REİS > BAŞGAN

İki eski dostun arasına girmek ya da bir siyasi partinin iç işlerine karışmak haddimiz değildir. Zira bizi ilgilendiren, olayın tamamen kamu oyuna maledilmiş kısmıdır.

Hepimiz biliyoruz ki bugüne kadar AKP içerisinde Erdoğan ile inatlaşan hiçbir ölümlü bu işten zaferle çıkamadı ! İma ya da kinaye ile dahi kendisine dil uzatanı, ters düşeni veya kendisinden büyük görünmeye çalışanı hiçbir şekilde affetmedi, bozuk para gibi harcadı. AKP’nin çöplerini karıştırsanız buruşturulup atılmış nice ağır toplar, ne ağır ağabeyler, nice rütbeleri sökülüp sıradanlaştırılmış eski babayiğitler bulursunuz… Hafızanızı zorlayın, saymakla bitiremezsiniz. Zaman içerisinde kolpa oldukları ortaya çıkan bu eskitilmiş kahramanların hiç birinin esamisi dahi okunmuyor şimdi. Bu kolpaların zamanında çıkardığı çatlak seslerden heyecana kapılıp “acaba bu sefer olur mu” diyerek sürpriz tarafa oynayanlar da onlarla birlikte kaybetti !
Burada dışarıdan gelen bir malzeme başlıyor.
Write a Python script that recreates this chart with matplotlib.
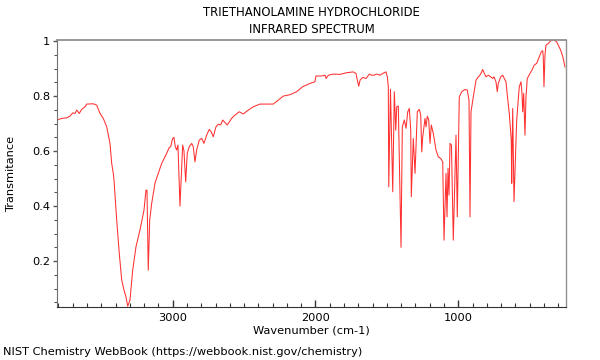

Erdoğan’ın ülkeyi yönetme şekline her türlü eleştiriyi getirebilirsiniz… Demokratik yollardan getirmelisiniz de zaten. Ancak, kendi kişisel partisini istediği şekilde yönetmesine dışarıdan hiç kimsenin laf etme hakkı yoktur. Bu yönetim tarzına AKP üyeleri ve seçmeninin bir itirazı var mı ? Yok. Mevcut yasal sistem Erdoğan’ın partiyi bu şekilde yönetmesine uygun mu ? Evet ! Yani… Hem yasal zemin buna olanak sağlıyor hem de tüm paydaşlar buna razı ! Kime ne ?

Efendim gelişmiş demokrasilerde böyle şeyler olmazmış… Evet, cevabını veriyorsun zaten “gelişmiş demokrasilerde” olmaz… Eğer sen de gelişebilirsen sende de olmaz, zaten o zaman Erdoğan’lara ihtiyaç da kalmaz teveccüh de bulmaz. Ama bunun için taşın altına elini koymalısın, emek vermeli ve yorulmalısın, hatta gerektiğinde canının acımasını göze almalısın !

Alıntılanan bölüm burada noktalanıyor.